Tuesday, December 07, 2010




funny, I was just talking about...

...Tony Kushner, and then I come across this:
Threshold of revelation, guys: Angels in America is one of the most over-hyped plays I've ever seen. Irresponsibly long and cripplingly ludicrous, I'm thoroughly convinced that if not for the novelty of the "epic" form coming in the midst of a dark time (1990), to say nothing of the light shed on those living with AIDS ("We will die silent deaths no longer"), Tony Kushner's script might have gotten the paring down it needed. Instead, it remains a gelatinous mush-up of three different (and slightly overlapping) plays, a set in which the only good one is entirely too preachy and chock full o' angels with a penchant for the obvious: suffering is a part of life; it is not the end of it.


I walked out of the original production. It was totally clear to me then that the emperor was in his birthday suit, as my mother would say. Its popularity can be explained by the collective guilt being felt in the society at large over the abandonment of AIDS sufferers in the eighties.
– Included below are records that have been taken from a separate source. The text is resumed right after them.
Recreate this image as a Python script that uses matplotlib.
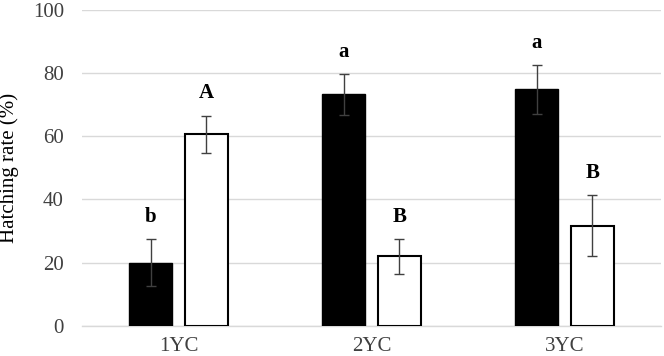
import numpy as np
import matplotlib.pyplot as plt

plt.rcParams['font.family'] = ['Liberation Serif', 'DejaVu Serif']

groups = ['1YC', '2YC', '3YC']
black_vals = [20.0, 73.2, 74.8]
black_err = [7.4, 6.5, 7.7]
white_vals = [60.6, 22.0, 31.7]
white_err = [5.9, 5.5, 9.6]
black_letters = ['b', 'a', 'a']
white_letters = ['A', 'B', 'B']

fig = plt.figure(figsize=(6.64, 3.56), dpi=100)
ax = fig.add_axes([0.1235, 0.0843, 0.872, 0.889])

x = np.arange(len(groups))
w = 0.223
off = 0.145
errkw = dict(ecolor='#404040', elinewidth=1.0, capsize=3.5, capthick=1.0)

ax.bar(x - off, black_vals, w, color='black', edgecolor='black', linewidth=1,
       yerr=black_err, error_kw=errkw, zorder=3)
ax.bar(x + off, white_vals, w, color='white', edgecolor='black', linewidth=1.5,
       yerr=white_err, error_kw=errkw, zorder=3)

for xs, vals, errs, letters in [(x - off, black_vals, black_err, black_letters),
                                 (x + off, white_vals, white_err, white_letters)]:
    for xi, v, e, t in zip(xs, vals, errs, letters):
        ax.annotate(t, (xi, v + e), xytext=(0, 16), textcoords='offset points',
                    ha='center', va='center', fontsize=15, fontweight='bold')

ax.set_xlim(-0.5, 2.5)
ax.set_ylim(0, 100)
ax.set_yticks(np.arange(0, 101, 20))
ax.set_xticks(x)
ax.set_xticklabels(groups)
ax.tick_params(axis='both', length=0, labelsize=15, colors='#404040')
ax.tick_params(axis='y', pad=13)
ax.tick_params(axis='x', pad=8)
ax.grid(axis='y', color='#d9d9d9', linewidth=1, zorder=0)
ax.set_axisbelow(True)
for s in ['top', 'right', 'left']:
    ax.spines[s].set_visible(False)
ax.spines['bottom'].set_color('#d9d9d9')
ax.spines['bottom'].set_linewidth(1)

ax.set_ylabel('Hatching rate (%)', fontsize=15, color='black')
ax.yaxis.set_label_coords(-0.108, 0.5)

fig.savefig('out.png', dpi=100)
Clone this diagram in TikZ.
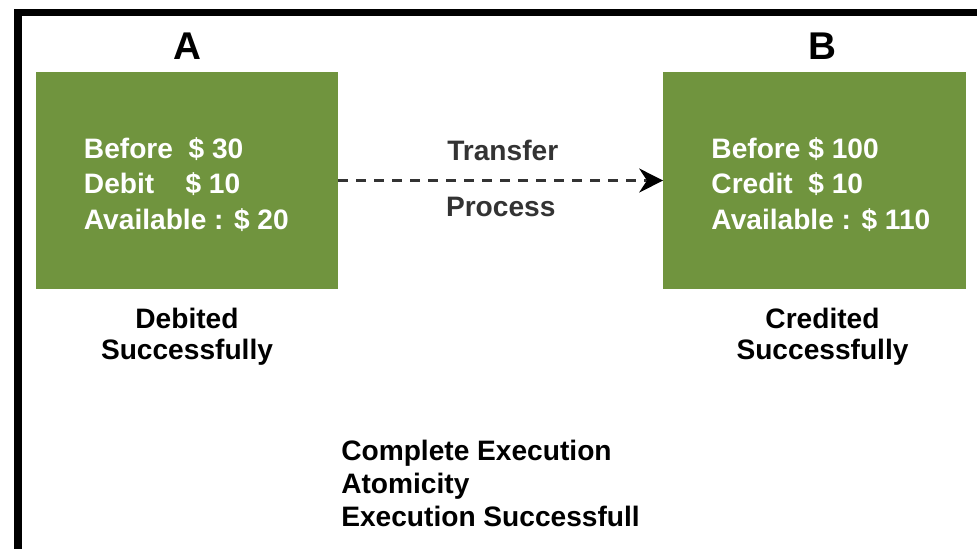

And I also read A Bright Room Called Day, a play about, IIRC, whether or not you would kill Hitler if you could go back in time, or some such thing. And then there was the painfully boring Slavs!, unhappily produced at the Yale Rep during my time in grad school. The man's plays have a bad case of what a character in a Woody Allen movie called "people-don't-talk-like=that". Kushner is one of the worst examples of the penchant for candy-assed verbal pyrotechnics that has become the craze in the ensuing years. His plays will be forgotten, and with good reason.